Information Retrieval is the area of computer science devoted to the indexing of large bodies of textual material.

It was developed in the 50s and 60s, mainly to address the needs of library automation, and this clearly shows in the approach and techniques.

IR concentrates on the issues of how to find meaningful index keywords and how to organise them. It believes in the 'magical' approach: users without deeper knowledge of how the system organises its information will enter simple queries, the system processes these queries very intelligently, and provides exactly the answers the user didn't even know s/he was looking for.


IR relies on quantitative methods (statistics, 'ranking' of results) to achieve its aims.

Queries apply to a pool of items (either: electronically available documents, or just bibliographic descriptions of these documents, perhaps adorned with keywords and other information); for each query, the system assigns a degree of relevance to each item, then applies ranking (sorting by relevance).
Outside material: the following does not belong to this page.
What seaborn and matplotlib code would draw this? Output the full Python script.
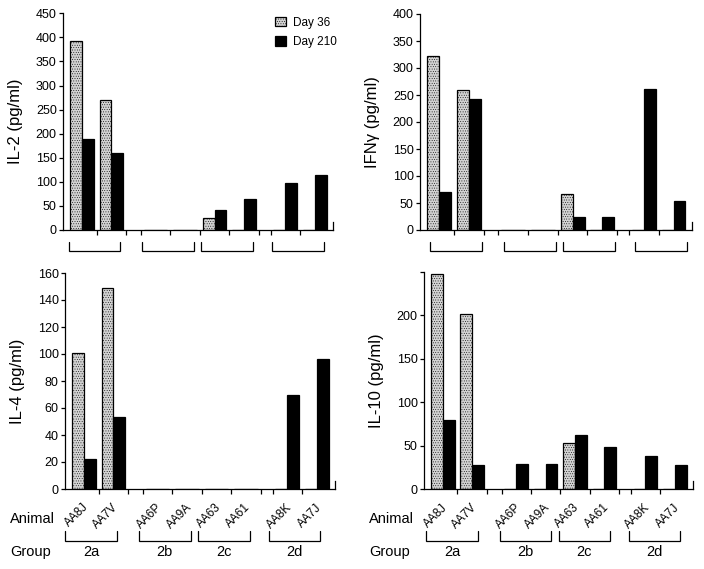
import numpy as np
import pandas as pd
import matplotlib
matplotlib.use('Agg')
import matplotlib.pyplot as plt
import matplotlib.transforms as mtransforms
from matplotlib.patches import Patch
import seaborn as sns

# ---------------- data ----------------
animals = ['AA8J', 'AA7V', 'AA6P', 'AA9A', 'AA63', 'AA61', 'AA8K', 'AA7J']
groups = ['2a', '2a', '2b', '2b', '2c', '2c', '2d', '2d']
group_names = ['2a', '2b', '2c', '2d']
days = ['Day 36', 'Day 210']

il2_d36 = [393, 270, 0, 0, 24, 0, 0, 0]
il2_d210 = [188, 159, 0, 0, 42, 64, 97, 115]
ifng_d36 = [322, 260, 0, 0, 67, 0, 0, 0]
ifng_d210 = [70, 242, 0, 0, 25, 25, 261, 54]
il4_d36 = [101, 149, 0, 0, 0, 0, 0, 0]
il4_d210 = [22, 53, 0, 0, 0, 0, 70, 96]
il10_d36 = [248, 202, 0, 0, 53, 0, 0, 0]
il10_d210 = [79, 28, 29, 29, 62, 48, 38, 28]

# ---------------- layout ----------------
x_pos = [0, 1, 2.5, 3.5, 4.5, 5.5, 6.9, 7.9]   # animal slot positions

sns.set_theme(style='white')
plt.rcParams['font.family'] = ['Liberation Sans', 'DejaVu Sans']
plt.rcParams['hatch.linewidth'] = 0.3
plt.rcParams['axes.linewidth'] = 0.9
for k in ['text.color', 'axes.labelcolor', 'xtick.color', 'ytick.color', 'axes.edgecolor']:
    plt.rcParams[k] = 'black'

W, H = 704, 569
fig = plt.figure(figsize=(W / 100, H / 100), dpi=100)


def px_axes(left, right, top, bottom):
    return fig.add_axes([left / W, 1 - bottom / H, (right - left) / W, (bottom - top) / H])


pal = {'Day 36': '#d2d2d2', 'Day 210': '#000000'}


def panel(ax, d36, d210, ylabel, ymax, yticks, ytlabels, bshift, bracket_y, labels=False):
    df = pd.DataFrame({
        'x': list(x_pos) + list(x_pos),
        'day': ['Day 36'] * len(d36) + ['Day 210'] * len(d210),
        'val': list(d36) + list(d210),
    })
    sns.barplot(data=df, x='x', y='val', hue='day', hue_order=days, palette=pal,
                native_scale=True, width=0.8, errorbar=None, ax=ax,
                edgecolor='black', linewidth=0.9, saturation=1, legend=False)
    for p in ax.patches:
        fc = p.get_facecolor()
        if fc[0] > 0.5:
            p.set_hatch('.......')
    ax.set_xlim(-0.64, 8.52)
    ax.set_ylim(0, ymax)
    ax.set_yticks(yticks)
    ax.set_yticklabels(ytlabels)
    ax.set_ylabel(ylabel, fontsize=12, labelpad=9)
    ax.set_xlabel('')
    ax.set_xticks([])
    # minor ticks at slot boundaries
    minor = []
    for g in group_names:
        idx = [i for i, gg in enumerate(groups) if gg == g]
        first, last = x_pos[idx[0]], x_pos[idx[-1]]
        minor.append((first + last) / 2)
        if g != group_names[0]:
            minor.append(first - 0.5)
        if g != group_names[-1]:
            minor.append(last + 0.5)
    ax.set_xticks(sorted(set(minor)), minor=True)
    ax.tick_params(axis='x', which='minor', length=3.5, width=0.9, direction='out',
                   bottom=True, labelbottom=False, color='black')
    ax.tick_params(axis='y', which='major', length=3, width=0.9, direction='out',
                   left=True, labelsize=9, pad=1.5, color='black', labelcolor='black')
    ax.spines['top'].set_visible(False)
    ax.spines['right'].set_bounds(0, ymax * 0.035)
    for s in ['left', 'bottom', 'right']:
        ax.spines[s].set_color('black')
    ax.spines['left'].set_bounds(0, ymax)
    ax.grid(False)

    trans = mtransforms.blended_transform_factory(ax.transData, ax.transAxes)
    y0, y1 = bracket_y
    for g in group_names:
        idx = [i for i, gg in enumerate(groups) if gg == g]
        start = x_pos[idx[0]] + bshift
        end = start + 1.75
        ax.plot([start, start, end, end], [y0, y1, y1, y0], color='black', lw=0.9,
                transform=trans, clip_on=False, solid_joinstyle='miter')
        if labels:
            ax.text((start + end) / 2, y1 - 0.05, g, transform=trans, ha='center',
                    va='center', fontsize=10.5, color='black')
    if labels:
        for a, xp in zip(animals, x_pos):
            ax.text(xp + 0.09, -0.076, a, transform=trans, rotation=45, ha='right',
                    va='center', rotation_mode='anchor', fontsize=8.5, color='black')


ax1 = px_axes(63, 333, 13.3, 230)
ax2 = px_axes(420, 692, 14, 230)
ax3 = px_axes(65, 335, 273, 489)
ax4 = px_axes(424, 693, 272, 489)

top_b = (-0.055, -0.097)
bot_b = (-0.194, -0.241)

panel(ax1, il2_d36, il2_d210, 'IL-2 (pg/ml)', 450, list(range(0, 451, 50)),
      [str(v) for v in range(0, 451, 50)], -0.45, top_b)
panel(ax2, ifng_d36, ifng_d210, 'IFNγ (pg/ml)', 400, list(range(0, 401, 50)),
      [str(v) for v in range(0, 401, 50)], -0.31, top_b)
panel(ax3, il4_d36, il4_d210, 'IL-4 (pg/ml)', 160, list(range(0, 161, 20)),
      [str(v) for v in range(0, 161, 20)], -0.63, bot_b, labels=True)
panel(ax4, il10_d36, il10_d210, 'IL-10 (pg/ml)', 250, list(range(0, 251, 50)),
      [str(v) for v in range(0, 201, 50)] + [''], -0.56, bot_b, labels=True)

# legend
handles = [Patch(facecolor=pal['Day 36'], edgecolor='black', hatch='.......', linewidth=0.9),
           Patch(facecolor=pal['Day 210'], edgecolor='black', linewidth=0.9)]
ax1.legend(handles, days, loc='upper left', bbox_to_anchor=(0.785, 0.985), frameon=False,
           fontsize=8.5, handlelength=0.95, handleheight=0.85, handletextpad=0.55,
           labelspacing=0.65, borderpad=0, borderaxespad=0, labelcolor='black')

# row labels
for xl in (10, 369):
    fig.text(xl / W, 1 - 519 / H, 'Animal', ha='left', va='center', fontsize=10.5)
    fig.text(xl / W, 1 - 552 / H, 'Group', ha='left', va='center', fontsize=10.5)

fig.savefig('out.png', dpi=100)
Given the relevance relation between n individual index terms and documents, we can think of documents as points in n-dimensional vector space and use the distance in this space to determine the extent to which documents are related. In the same way we can determine correlations between index terms. This vector space model can therefore be used to navigate the document space or index term space; an approach completely opposite to the explicit navigation links provided by hypertext.


Two quality measures are associated with query results: precision, which is the percentage of returned documents that are indeed relevant to the user's real information need, and recall, which is the percentage of relevant documents returned by the query. Mmm ... I see fallout being mentioned as a third measure, but you'll have to look that up yourself.

The 'real information need' of a user can only be measured afterwards, if at all. These measures are useful for the empirical validation of a system's performance.


IR is what makes the simple search in Altavista so bloody irritating: you enter a keyword and it returns scores of documents that don't even contain the keyword. It's the "we're so much smarter than you are, we can't even tell you how" attitude.


Techniques for language analysis are also considered part of IR. They mainly deal with words and their morphology: stemming associates word forms (such as plurals) with a common base form, stop lists remove too-common words.

Stemming is really a primitive form of thesaurus-based indexing.


Both the quantitative approach and the stress on empirical validation have a strong 50s feel to them. In this sense, IR is not part of computer science, but rather a precursor: computer scientists operate with a discrete ('qualitative'), structure-based, formal language based approach, as exemplified by database theory. Today, in the Web age, integration of the two approaches is necessary and inevitable.


A popular introductory textbook is C.J. van Rijsbergen's "Information Retrieval", available on the Web (use Google).